Write every line out verbatim and omit the pictures.

Given information:
● ● ● ● ● ● ●
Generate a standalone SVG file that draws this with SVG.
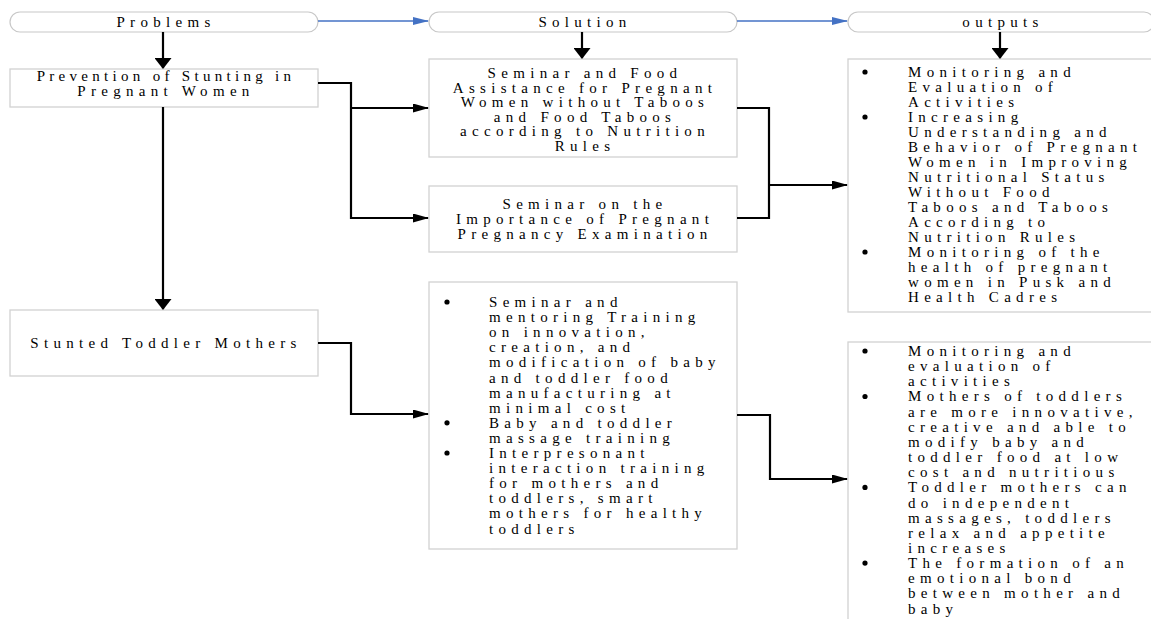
<svg xmlns="http://www.w3.org/2000/svg" width="1151" height="619" viewBox="0 0 1151 619">
<style>
.pill{fill:#fff;stroke:#c8c8c8;stroke-width:1.2}
.box{fill:#fff;stroke:#d2d2d2;stroke-width:1.3}
.t{font-family:"Liberation Serif","Times New Roman",serif;font-size:15px;letter-spacing:5.3px;fill:#000}
.c{text-anchor:middle}
.bk{fill:none;stroke:#000;stroke-width:2.2}
.bl{fill:none;stroke:#4472c4;stroke-width:1.6}
.dot{fill:#000}
</style>
<defs>
<marker id="ah" markerUnits="userSpaceOnUse" viewBox="0 0 16 9" markerWidth="16" markerHeight="9" refX="15" refY="4.5" orient="auto"><path d="M0,0 L16,4.5 L0,9 z" fill="#000"/></marker>
<marker id="av" markerUnits="userSpaceOnUse" viewBox="0 0 11 17" markerWidth="11" markerHeight="17" refX="10" refY="8.5" orient="auto"><path d="M0,0 L11,8.5 L0,17 z" fill="#000"/></marker>
<marker id="ab" markerUnits="userSpaceOnUse" viewBox="0 0 16 8" markerWidth="16" markerHeight="8" refX="15" refY="4" orient="auto"><path d="M0,0 L16,4 L0,8 z" fill="#4472c4"/></marker>
</defs>

<g id="problems">
<rect class="pill" x="10" y="12" width="308" height="20" rx="10"/>
<text class="t c" x="166" y="26.5">Problems</text>
</g>
<g id="solution">
<rect class="pill" x="429" y="12" width="308" height="20" rx="10"/>
<text class="t c" x="585" y="26.5">Solution</text>
</g>
<g id="outputs">
<rect class="pill" x="848" y="12" width="306" height="20" rx="10"/>
<text class="t c" x="1003" y="26.5">outputs</text>
</g>

<g id="prevention">
<rect class="box" x="10" y="69" width="308" height="38"/>
<text class="t c"><tspan x="166" y="81" style="letter-spacing:4.3px">Prevention of Stunting in</tspan><tspan x="166" y="96">Pregnant Women</tspan></text>
</g>
<g id="stunted">
<rect class="box" x="10" y="310" width="308" height="66"/>
<text class="t c" x="166" y="348">Stunted Toddler Mothers</text>
</g>

<g id="sol1">
<rect class="box" x="429" y="59" width="308" height="98"/>
<text class="t c"><tspan x="585" y="78">Seminar and Food</tspan><tspan x="585" y="92.6">Assistance for Pregnant</tspan><tspan x="585" y="107.2">Women without Taboos</tspan><tspan x="585" y="121.8">and Food Taboos</tspan><tspan x="585" y="136.4">according to Nutrition</tspan><tspan x="585" y="151">Rules</tspan></text>
</g>
<g id="sol2">
<rect class="box" x="429" y="186" width="308" height="66"/>
<text class="t c"><tspan x="585" y="208.5">Seminar on the</tspan><tspan x="585" y="223.5">Importance of Pregnant</tspan><tspan x="585" y="238.5">Pregnancy Examination</tspan></text>
</g>
<g id="sol3">
<rect class="box" x="429" y="282" width="308" height="267"/>
<circle class="dot" cx="447" cy="302" r="2.6"/>
<circle class="dot" cx="447" cy="422.8" r="2.6"/>
<circle class="dot" cx="447" cy="453" r="2.6"/>
<text class="t"><tspan x="489" y="307">Seminar and</tspan><tspan x="489" y="322.1">mentoring Training</tspan><tspan x="489" y="337.2">on innovation,</tspan><tspan x="489" y="352.3">creation, and</tspan><tspan x="489" y="367.4">modification of baby</tspan><tspan x="489" y="382.5">and toddler food</tspan><tspan x="489" y="397.6">manufacturing at</tspan><tspan x="489" y="412.7">minimal cost</tspan><tspan x="489" y="427.8">Baby and toddler</tspan><tspan x="489" y="442.9">massage training</tspan><tspan x="489" y="458">Interpresonant</tspan><tspan x="489" y="473.1">interaction training</tspan><tspan x="489" y="488.2">for mothers and</tspan><tspan x="489" y="503.3">toddlers, smart</tspan><tspan x="489" y="518.4">mothers for healthy</tspan><tspan x="489" y="533.5">toddlers</tspan></text>
</g>

<g id="out1">
<rect class="box" x="848" y="59" width="310" height="253"/>
<circle class="dot" cx="865" cy="72" r="2.6"/>
<circle class="dot" cx="865" cy="117" r="2.6"/>
<circle class="dot" cx="865" cy="252" r="2.6"/>
<text class="t"><tspan x="908" y="77">Monitoring and</tspan><tspan x="908" y="92">Evaluation of</tspan><tspan x="908" y="107">Activities</tspan><tspan x="908" y="122">Increasing</tspan><tspan x="908" y="137">Understanding and</tspan><tspan x="908" y="152">Behavior of Pregnant</tspan><tspan x="908" y="167">Women in Improving</tspan><tspan x="908" y="182">Nutritional Status</tspan><tspan x="908" y="197">Without Food</tspan><tspan x="908" y="212">Taboos and Taboos</tspan><tspan x="908" y="227">According to</tspan><tspan x="908" y="242">Nutrition Rules</tspan><tspan x="908" y="257">Monitoring of the</tspan><tspan x="908" y="272">health of pregnant</tspan><tspan x="908" y="287">women in Pusk and</tspan><tspan x="908" y="302">Health Cadres</tspan></text>
</g>
<g id="out2">
<rect class="box" x="848" y="342" width="310" height="300"/>
<circle class="dot" cx="865" cy="351" r="2.6"/>
<circle class="dot" cx="865" cy="396.5" r="2.6"/>
<circle class="dot" cx="865" cy="487.4" r="2.6"/>
<circle class="dot" cx="865" cy="563.1" r="2.6"/>
<text class="t"><tspan x="908" y="356">Monitoring and</tspan><tspan x="908" y="371.15">evaluation of</tspan><tspan x="908" y="386.3">activities</tspan><tspan x="908" y="401.45">Mothers of toddlers</tspan><tspan x="908" y="416.6">are more innovative,</tspan><tspan x="908" y="431.75">creative and able to</tspan><tspan x="908" y="446.9">modify baby and</tspan><tspan x="908" y="462.05">toddler food at low</tspan><tspan x="908" y="477.2">cost and nutritious</tspan><tspan x="908" y="492.35">Toddler mothers can</tspan><tspan x="908" y="507.5">do independent</tspan><tspan x="908" y="522.65">massages, toddlers</tspan><tspan x="908" y="537.8">relax and appetite</tspan><tspan x="908" y="552.95">increases</tspan><tspan x="908" y="568.1">The formation of an</tspan><tspan x="908" y="583.25">emotional bond</tspan><tspan x="908" y="598.4">between mother and</tspan><tspan x="908" y="613.55">baby</tspan></text>
</g>

<g id="connectors">
<path class="bl" d="M318,21 H428" marker-end="url(#ab)"/>
<path class="bl" d="M737,21 H847" marker-end="url(#ab)"/>
<path class="bk" d="M163,32 V68" marker-end="url(#av)"/>
<path class="bk" d="M582,32 V58" marker-end="url(#av)"/>
<path class="bk" d="M1000,32 V58" marker-end="url(#av)"/>
<path class="bk" d="M163,107 V309" marker-end="url(#av)"/>
<path class="bk" d="M318,83 H351 V218 H428" marker-end="url(#ah)"/>
<path class="bk" d="M351,108 H428" marker-end="url(#ah)"/>
<path class="bk" d="M318,343 H351 V414 H428" marker-end="url(#ah)"/>
<path class="bk" d="M737,108 H769 V218 H737"/>
<path class="bk" d="M769,185 H847" marker-end="url(#ah)"/>
<path class="bk" d="M737,415 H770 V479 H847" marker-end="url(#ah)"/>
</g>
</svg>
● ● ● ● ● ● ●
Solution to this problem:
Generate a standalone SVG file that draws this with SVG.
<svg xmlns="http://www.w3.org/2000/svg" width="1151" height="619" viewBox="0 0 1151 619">
<style>
.pill{fill:#fff;stroke:#c8c8c8;stroke-width:1.2}
.box{fill:#fff;stroke:#d2d2d2;stroke-width:1.3}
.t{font-family:"Liberation Serif","Times New Roman",serif;font-size:15px;letter-spacing:5.3px;fill:#000}
.c{text-anchor:middle}
.bk{fill:none;stroke:#000;stroke-width:2.2}
.bl{fill:none;stroke:#4472c4;stroke-width:1.6}
.dot{fill:#000}
</style>
<defs>
<marker id="ah" markerUnits="userSpaceOnUse" viewBox="0 0 16 9" markerWidth="16" markerHeight="9" refX="15" refY="4.5" orient="auto"><path d="M0,0 L16,4.5 L0,9 z" fill="#000"/></marker>
<marker id="av" markerUnits="userSpaceOnUse" viewBox="0 0 11 17" markerWidth="11" markerHeight="17" refX="10" refY="8.5" orient="auto"><path d="M0,0 L11,8.5 L0,17 z" fill="#000"/></marker>
<marker id="ab" markerUnits="userSpaceOnUse" viewBox="0 0 16 8" markerWidth="16" markerHeight="8" refX="15" refY="4" orient="auto"><path d="M0,0 L16,4 L0,8 z" fill="#4472c4"/></marker>
</defs>

<g id="problems">
<rect class="pill" x="10" y="12" width="308" height="20" rx="10"/>
<text class="t c" x="166" y="26.5">Problems</text>
</g>
<g id="solution">
<rect class="pill" x="429" y="12" width="308" height="20" rx="10"/>
<text class="t c" x="585" y="26.5">Solution</text>
</g>
<g id="outputs">
<rect class="pill" x="848" y="12" width="306" height="20" rx="10"/>
<text class="t c" x="1003" y="26.5">outputs</text>
</g>

<g id="prevention">
<rect class="box" x="10" y="69" width="308" height="38"/>
<text class="t c"><tspan x="166" y="81" style="letter-spacing:4.3px">Prevention of Stunting in</tspan><tspan x="166" y="96">Pregnant Women</tspan></text>
</g>
<g id="stunted">
<rect class="box" x="10" y="310" width="308" height="66"/>
<text class="t c" x="166" y="348">Stunted Toddler Mothers</text>
</g>

<g id="sol1">
<rect class="box" x="429" y="59" width="308" height="98"/>
<text class="t c"><tspan x="585" y="78">Seminar and Food</tspan><tspan x="585" y="92.6">Assistance for Pregnant</tspan><tspan x="585" y="107.2">Women without Taboos</tspan><tspan x="585" y="121.8">and Food Taboos</tspan><tspan x="585" y="136.4">according to Nutrition</tspan><tspan x="585" y="151">Rules</tspan></text>
</g>
<g id="sol2">
<rect class="box" x="429" y="186" width="308" height="66"/>
<text class="t c"><tspan x="585" y="208.5">Seminar on the</tspan><tspan x="585" y="223.5">Importance of Pregnant</tspan><tspan x="585" y="238.5">Pregnancy Examination</tspan></text>
</g>
<g id="sol3">
<rect class="box" x="429" y="282" width="308" height="267"/>
<circle class="dot" cx="447" cy="302" r="2.6"/>
<circle class="dot" cx="447" cy="422.8" r="2.6"/>
<circle class="dot" cx="447" cy="453" r="2.6"/>
<text class="t"><tspan x="489" y="307">Seminar and</tspan><tspan x="489" y="322.1">mentoring Training</tspan><tspan x="489" y="337.2">on innovation,</tspan><tspan x="489" y="352.3">creation, and</tspan><tspan x="489" y="367.4">modification of baby</tspan><tspan x="489" y="382.5">and toddler food</tspan><tspan x="489" y="397.6">manufacturing at</tspan><tspan x="489" y="412.7">minimal cost</tspan><tspan x="489" y="427.8">Baby and toddler</tspan><tspan x="489" y="442.9">massage training</tspan><tspan x="489" y="458">Interpresonant</tspan><tspan x="489" y="473.1">interaction training</tspan><tspan x="489" y="488.2">for mothers and</tspan><tspan x="489" y="503.3">toddlers, smart</tspan><tspan x="489" y="518.4">mothers for healthy</tspan><tspan x="489" y="533.5">toddlers</tspan></text>
</g>

<g id="out1">
<rect class="box" x="848" y="59" width="310" height="253"/>
<circle class="dot" cx="865" cy="72" r="2.6"/>
<circle class="dot" cx="865" cy="117" r="2.6"/>
<circle class="dot" cx="865" cy="252" r="2.6"/>
<text class="t"><tspan x="908" y="77">Monitoring and</tspan><tspan x="908" y="92">Evaluation of</tspan><tspan x="908" y="107">Activities</tspan><tspan x="908" y="122">Increasing</tspan><tspan x="908" y="137">Understanding and</tspan><tspan x="908" y="152">Behavior of Pregnant</tspan><tspan x="908" y="167">Women in Improving</tspan><tspan x="908" y="182">Nutritional Status</tspan><tspan x="908" y="197">Without Food</tspan><tspan x="908" y="212">Taboos and Taboos</tspan><tspan x="908" y="227">According to</tspan><tspan x="908" y="242">Nutrition Rules</tspan><tspan x="908" y="257">Monitoring of the</tspan><tspan x="908" y="272">health of pregnant</tspan><tspan x="908" y="287">women in Pusk and</tspan><tspan x="908" y="302">Health Cadres</tspan></text>
</g>
<g id="out2">
<rect class="box" x="848" y="342" width="310" height="300"/>
<circle class="dot" cx="865" cy="351" r="2.6"/>
<circle class="dot" cx="865" cy="396.5" r="2.6"/>
<circle class="dot" cx="865" cy="487.4" r="2.6"/>
<circle class="dot" cx="865" cy="563.1" r="2.6"/>
<text class="t"><tspan x="908" y="356">Monitoring and</tspan><tspan x="908" y="371.15">evaluation of</tspan><tspan x="908" y="386.3">activities</tspan><tspan x="908" y="401.45">Mothers of toddlers</tspan><tspan x="908" y="416.6">are more innovative,</tspan><tspan x="908" y="431.75">creative and able to</tspan><tspan x="908" y="446.9">modify baby and</tspan><tspan x="908" y="462.05">toddler food at low</tspan><tspan x="908" y="477.2">cost and nutritious</tspan><tspan x="908" y="492.35">Toddler mothers can</tspan><tspan x="908" y="507.5">do independent</tspan><tspan x="908" y="522.65">massages, toddlers</tspan><tspan x="908" y="537.8">relax and appetite</tspan><tspan x="908" y="552.95">increases</tspan><tspan x="908" y="568.1">The formation of an</tspan><tspan x="908" y="583.25">emotional bond</tspan><tspan x="908" y="598.4">between mother and</tspan><tspan x="908" y="613.55">baby</tspan></text>
</g>

<g id="connectors">
<path class="bl" d="M318,21 H428" marker-end="url(#ab)"/>
<path class="bl" d="M737,21 H847" marker-end="url(#ab)"/>
<path class="bk" d="M163,32 V68" marker-end="url(#av)"/>
<path class="bk" d="M582,32 V58" marker-end="url(#av)"/>
<path class="bk" d="M1000,32 V58" marker-end="url(#av)"/>
<path class="bk" d="M163,107 V309" marker-end="url(#av)"/>
<path class="bk" d="M318,83 H351 V218 H428" marker-end="url(#ah)"/>
<path class="bk" d="M351,108 H428" marker-end="url(#ah)"/>
<path class="bk" d="M318,343 H351 V414 H428" marker-end="url(#ah)"/>
<path class="bk" d="M737,108 H769 V218 H737"/>
<path class="bk" d="M769,185 H847" marker-end="url(#ah)"/>
<path class="bk" d="M737,415 H770 V479 H847" marker-end="url(#ah)"/>
</g>
</svg>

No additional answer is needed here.